A RURAL spot in County Durham once a part of a vanished industry is today a popular site for stargazing and dog walking, but what is left of its mining history?
County Durham’s last remaining mining headframe stands tall at the site of a former lead and fluorspar mine on the outskirts of Rookhope in Weardale, becoming a fixed symbol of an industry that once dominated the region.
Grove Rake mine, now an iconic landmark in the North Pennines, was saved from demolition in 2017.
Mining started at the site in the early 1800s and major operations were developed by the Beaumont Company in the 1810s.

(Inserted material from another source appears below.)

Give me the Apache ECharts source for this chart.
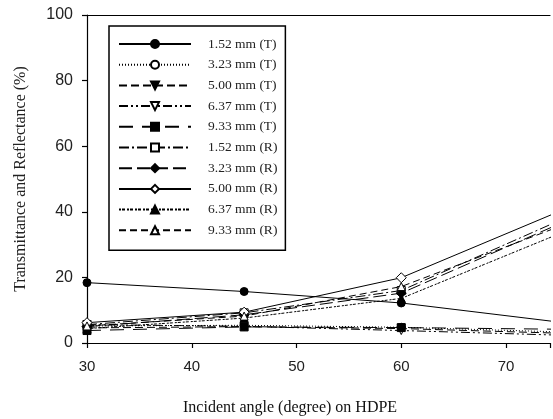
<!DOCTYPE html>
<html>
<head>
<meta charset="utf-8">
<script src="https://cdn.jsdelivr.net/npm/echarts@6/dist/echarts.min.js"></script>
<style>
  html,body{margin:0;padding:0;background:#fff}
  #box{width:553px;height:419px}
</style>
</head>
<body>
<div id="box"></div>
<script>
// incident angles (degree)
var angles = [30, 45, 60, 75];
var xTicks = [30, 40, 50, 60, 70];
// transmittance (T) and reflectance (R), %
var t152 = [18.4, 15.7, 12.2, 6.4];
var t323 = [5.2, 5.4, 4.8, 3.4];
var t500 = [4.6, 5.0, 4.4, 3.0];
var t637 = [5.6, 5.1, 3.8, 2.4];
var t933 = [3.8, 4.9, 4.7, 4.2];
var r152 = [5.6, 9.2, 16.0, 37.2];
var r323 = [5.0, 8.6, 15.2, 36.2];
var r500 = [6.2, 9.4, 19.9, 40.0];
var r637 = [4.4, 7.6, 13.6, 33.2];
var r933 = [5.2, 8.2, 17.2, 35.4];
var names = ['1.52 mm (T)','3.23 mm (T)','5.00 mm (T)','6.37 mm (T)','9.33 mm (T)',
             '1.52 mm (R)','3.23 mm (R)','5.00 mm (R)','6.37 mm (R)','9.33 mm (R)'];

function pairs(arr){
  return arr.map(function(v,i){ return [angles[i], v]; });
}
function line(name, arr, symbol, filled, dash, rotate){
  return {
    name: name,
    type: 'line',
    data: pairs(arr),
    clip: true,
    symbol: symbol,
    symbolSize: symbol === 'diamond' ? 10 : 8,
    symbolRotate: rotate || 0,
    lineStyle: {color: '#000', width: 1, type: dash},
    itemStyle: {color: filled ? '#000' : '#fff', borderColor: '#000', borderWidth: 1},
    emphasis: {disabled: true}
  };
}

var myChart = echarts.init(document.getElementById('box'));
// the original figure is cut at the right edge, around 74 degrees
var option = {
  animation: false,
  backgroundColor: '#fff',
  title: {
    text: 'Incident angle (degree) on HDPE',
    left: 178, top: 395,
    textStyle: {fontFamily: 'Liberation Serif', fontSize: 16, fontWeight: 'normal', color: '#111'}
  },
  grid: {left: 87, top: 15, right: 0, bottom: 76},
  legend: {
    orient: 'vertical',
    left: 109, top: 26,
    data: names,
    itemWidth: 72, itemHeight: 10, itemGap: 6.7,
    padding: [11, 8, 13, 9],
    borderColor: '#000', borderWidth: 1.5,
    textStyle: {fontFamily: 'Liberation Serif', fontSize: 13.5, color: '#222', padding: [0, 0, 0, 12]}
  },
  xAxis: [{
    type: 'value',
    min: 30, max: 74.2, interval: 10,
    axisLine: {lineStyle: {color: '#000', width: 1.2}},
    axisTick: {length: 5, lineStyle: {color: '#000', width: 1.2}},
    axisLabel: {
      margin: 16, fontFamily: 'Liberation Sans', fontSize: 15, color: '#222',
      formatter: function(v){ return xTicks.indexOf(v) >= 0 ? v : ''; }
    },
    splitLine: {show: false}
  }, {
    type: 'value', position: 'top',
    min: 30, max: 74.2,
    axisLine: {show: true, lineStyle: {color: '#000', width: 1.2}},
    axisTick: {show: false}, axisLabel: {show: false}, splitLine: {show: false}
  }],
  yAxis: {
    type: 'value',
    min: 0, max: 100, interval: 20,
    name: 'Transmittance and Reflectance (%)',
    nameLocation: 'middle', nameGap: 58,
    nameTextStyle: {fontFamily: 'Liberation Serif', fontSize: 16, color: '#222'},
    axisLine: {lineStyle: {color: '#000', width: 1.2}},
    axisTick: {length: 5, lineStyle: {color: '#000', width: 1.2}},
    axisLabel: {margin: 14, fontFamily: 'Liberation Sans', fontSize: 16, color: '#222'},
    splitLine: {show: false}
  },
  series: [
    line(names[0], t152, 'circle', true, 'solid'),
    line(names[1], t323, 'circle', false, [1, 2]),
    line(names[2], t500, 'triangle', true, [8, 4], 180),
    line(names[3], t637, 'triangle', false, [9, 3, 2, 3, 2, 3], 180),
    line(names[4], t933, 'rect', true, [14, 9]),
    line(names[5], r152, 'rect', false, [10, 3, 2, 3]),
    line(names[6], r323, 'diamond', true, [13, 5]),
    line(names[7], r500, 'diamond', false, 'solid'),
    line(names[8], r637, 'triangle', true, [2, 1, 3, 2]),
    line(names[9], r933, 'triangle', false, [7, 4])
  ]
};
myChart.setOption(option);
</script>
</body>
</html>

It started producing fluorspar under the ownership of Weardale Lead Company and after the Second World War was one of the leading producers of the mineral.
When it closed in 1999 it was thought to have been the last fluorspar mine operating in England and the last deep mineral mine in County Durham.
While Grove Rake has changed over the years, with a fire in 2015 badly damaging a building which is no longer there, the surviving infrastructure is some of the last evidence of mining to be preserved in Weardale.
Some explorers have gone into the old mine, looking past surface features such as the headgear and into the Firestone Incline, The Old Beaumont Horse Level and Rake Level which reveal flooded shafts and old wiring, but this is dangerous and entrances are blocked off.